The six remaining whales were refloated to the ocean, got stranded, but eventually made it out, according to NOAA.

“The last time we saw them they seemed to be moving in a healthy manner to deeper waters. So it’s our hope that they got their bearings about them and were able to head out to sea,” Schofield said, according to the AP.

Authorities have not given an official reason for the stranding. University of Hawaii scientists said they will monitor the area and examine the dead whales, according to the AP.

The decision to euthanize the four whales drew objections from some Hawaiians.

Kealoha Pisciotta, a Native Hawaiian cultural practitioner, told the AP that the animals are a manifestation of the sea god Kanaloa. She and others reportedly wanted to hold up the whales in the water so that they could either swim away or die naturally, but officials would not let them touch the mammals.

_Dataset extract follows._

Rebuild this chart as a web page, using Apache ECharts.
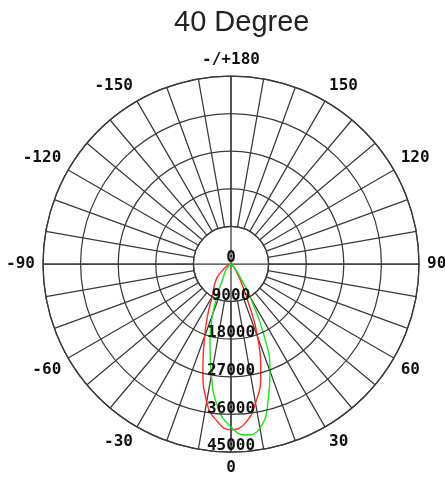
<!DOCTYPE html>
<html>
<head>
<meta charset="utf-8">
<script src="https://cdn.jsdelivr.net/npm/echarts@6/dist/echarts.min.js"></script>
<style>
html,body{margin:0;padding:0;background:#fff;}
#chart{width:445px;height:478px;}
</style>
</head>
<body>
<div id="chart"></div>
<script>
// ---- data ----
const titleText = '40 Degree';
const angleTickValues = [-180, -150, -120, -90, -60, -30, 0, 30, 60, 90, 120, 150];
const angleTickLabels = ['-/+180', '-150', '-120', '-90', '-60', '-30', '0', '30', '60', '90', '120', '150'];
const radiusTickValues = [0, 9000, 18000, 27000, 36000, 45000];
const radiusTickLabels = ['0', '9000', '18000', '27000', '36000', '45000'];

const beamAngles = [-90, -80, -70, -60, -50, -45, -40, -35, -30, -25, -20, -15, -10, -5, 0, 5, 10, 15, 20, 25, 30, 35, 40, 45, 50, 60, 70, 80, 90];
const redValues = [0, 200, 600, 1500, 3500, 4800, 6000, 7200, 9000, 13000, 18500, 26000, 33500, 37800, 39700, 38300, 33800, 27500, 18700, 9000, 4500, 2300, 1300, 800, 500, 200, 100, 0, 0];
const greenValues = [0, 0, 100, 300, 800, 1300, 2000, 2700, 3600, 6800, 12800, 19500, 27000, 34700, 39000, 41100, 39900, 34200, 27300, 18500, 9100, 3700, 1900, 1200, 800, 400, 150, 0, 0];

// ---- chart ----
const CX = 231, CY = 264, R = 188, R0 = 37.6;
const gridColor = '#3a3a3a';
const gridWidth = 1.25;
const monoFont = 'DejaVu Sans Mono';

const chart = echarts.init(document.getElementById('chart'), null, {renderer: 'canvas'});

function pairs(vals) {
  return beamAngles.map((a, i) => [vals[i], a]);
}

const option = {
  backgroundColor: '#ffffff',
  animation: false,
  title: {
    text: titleText,
    left: 169,
    top: 3,
    textStyle: {fontFamily: 'Liberation Sans', fontSize: 29, fontWeight: 'normal', color: '#222'}
  },
  polar: [
    {center: [CX, CY], radius: [R0, R]},
    {center: [CX, CY], radius: [0, R]}
  ],
  angleAxis: [
    {
      polarIndex: 0,
      type: 'value', min: -180, max: 180, interval: 10,
      startAngle: 90, clockwise: false,
      axisLine: {show: true, lineStyle: {color: gridColor, width: gridWidth}},
      axisTick: {show: false},
      splitLine: {show: true, lineStyle: {color: gridColor, width: gridWidth}},
      axisLabel: {
        show: true, margin: 8,
        fontFamily: monoFont, fontWeight: 'bold', fontSize: 16, color: '#111',
        formatter: function (v) {
          const i = angleTickValues.indexOf(v);
          return i >= 0 ? angleTickLabels[i] : '';
        }
      }
    },
    {
      polarIndex: 1,
      type: 'value', min: 0, max: 360, interval: 90,
      startAngle: 270, clockwise: false,
      axisLine: {show: false},
      axisTick: {show: false},
      axisLabel: {show: false},
      splitLine: {show: true, lineStyle: {color: gridColor, width: gridWidth}}
    }
  ],
  radiusAxis: [
    {
      polarIndex: 0, type: 'value', min: 0, max: 1,
      axisLine: {show: false}, axisTick: {show: false}, axisLabel: {show: false}, splitLine: {show: false}
    },
    {
      polarIndex: 1, type: 'value', min: 0, max: 45000, interval: 9000,
      axisLine: {show: false}, axisTick: {show: false},
      splitLine: {show: true, lineStyle: {color: gridColor, width: gridWidth}},
      axisLabel: {
        show: true, margin: 0, align: 'center', verticalAlign: 'bottom', lineHeight: 12,
        fontFamily: monoFont, fontWeight: 'bold', fontSize: 16, color: '#111',
        formatter: function (v) {
          const i = radiusTickValues.indexOf(v);
          return i >= 0 ? radiusTickLabels[i] : '';
        }
      },
      z: 10
    }
  ],
  series: [
    {
      type: 'line', coordinateSystem: 'polar', polarIndex: 1,
      data: pairs(redValues), smooth: true, showSymbol: false,
      lineStyle: {color: '#ff2a2a', width: 1.4}, z: 5
    },
    {
      type: 'line', coordinateSystem: 'polar', polarIndex: 1,
      data: pairs(greenValues), smooth: true, showSymbol: false,
      lineStyle: {color: '#22dd22', width: 1.4}, z: 5
    }
  ]
};
chart.setOption(option);
</script>
</body>
</html>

“All we’re seeking to do is have a relationship with our Kanaloa,” she said.

Jeffrey Walters, an official with NOAA’s wildlife management and conservation branch, said NOAA veterinarians determined that there was nothing more that could be done to help the whales. He added that the agency worked closely with Hawaiian cultural practitioners, who prayed before and after the whales were euthanized.

“We will continue to work with practitioners and other community members to the maximum extent possible, while we fulfill our mandate to conduct stranding response and post-mortem exams under the Marine Mammal Protection Act,” Walters said, according to the AP.

Pisciotta, however, said that although nine practitioners were at the beach alongside NOAA officials, they never agreed to the animals being euthanized, and they only prayed because the whales were being killed.

“We’re not saying you cannot do a necropsy, we’re just saying just give them a chance to die normally,” she said.